# help raising moeny for a college theatre dept.?



## punktech (Nov 1, 2007)

so i want to start raising money for my college's dept. i'm working on this concept with a few other techs and we have some ideas but i'd like to get more brains on the matter, hopefully some that have pulled this off before. we don't want to do bake sales or raffles because that stuff is so over done. we'd like really original fund-raising techniques. we really don't want to start charging the student body admission because that would drive our attendance numbers down even lower than they are. any idea no matter how crazy is welcome, in fact the crazier the better, because the dept at my school has a reputation for doing some of the silliest things ever.


----------



## gafftaper (Nov 1, 2007)

First off you don't get far without a nonprofit 501 (c) 3 status. Without that the donor doesn't get a tax deduction. It's not too hard to set up... it's basicaly a booster club. At our college there is the College Foundation. It's a non-profit group who work to support the needs of the college. In my case they have pledged to raise $100K toward my new theater and are working on trying to sell naming rights to the building for big bucks. Find out if you have such a group on campus and see if they will help you. Grants are great often there is a campus grant writer. If you will do the work to find the grants they will help you write it. Look at local organizations and companies that support the arts in your area. For example here if you go to a play you'll find the Boeing corporation listed on the program of just about every major theater. So we have submitted a proposal to them for a donation for our new theater. Again you need that non-profit status for them to get the deduction... in our case The College Foundation is non-profit and they get the money then give it to us. There is the old "selling" seats or spotlights. This can be a great way to get donors. A near by university just did a purchase a spotlight drive to upgrade their inventory. They had a really nice brochure that described each type of spotlight what it does and how much it costs and asked people to purchase a Source Four. Finally... and perhaps the most important place to start is within your division and dean. Colleges do spend money to upgrade their own facilities. It isn't always a lot but depending on how things are going at your college there may be money available. It's important no matter what that you have support from your dean and other high mucky mucks. They need to know what you want, why it's important, what is outdated, how much it will cost, how will it effect your performance ability. Find ways to tie it into the community and you have a jackpot.

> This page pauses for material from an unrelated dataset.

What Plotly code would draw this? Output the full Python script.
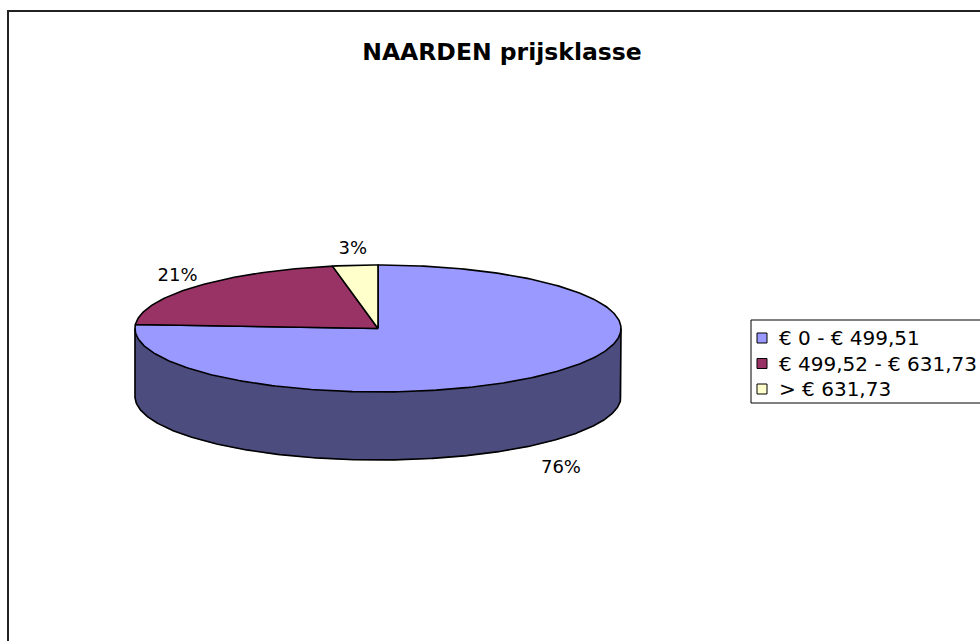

Oh as for the not charging admission... you are nuts. How much do you pay to go out for dinner and a movie? Now compare that to $5 to get into a show? Seriously think about it. If anything it sounds like you should look at charging for tickets and then developing a marketing campaign to fill your seats and make some money. Do you have a marketing program on campus? Work with them to find out how to make money selling tickets.


----------



## icewolf08 (Nov 1, 2007)

I have to agree with gaff, you can't survive, even as a college theatre without charging for tickets. The people who come to the theatre will still come, even if it costs $5. The IC theatre department gave every department student a comp to each show, because most classes required you to see the shows, and if you work on or are in a show you got two comps, everyone else had to come ups with a whopping $7, I don't think there are many who can't afford that.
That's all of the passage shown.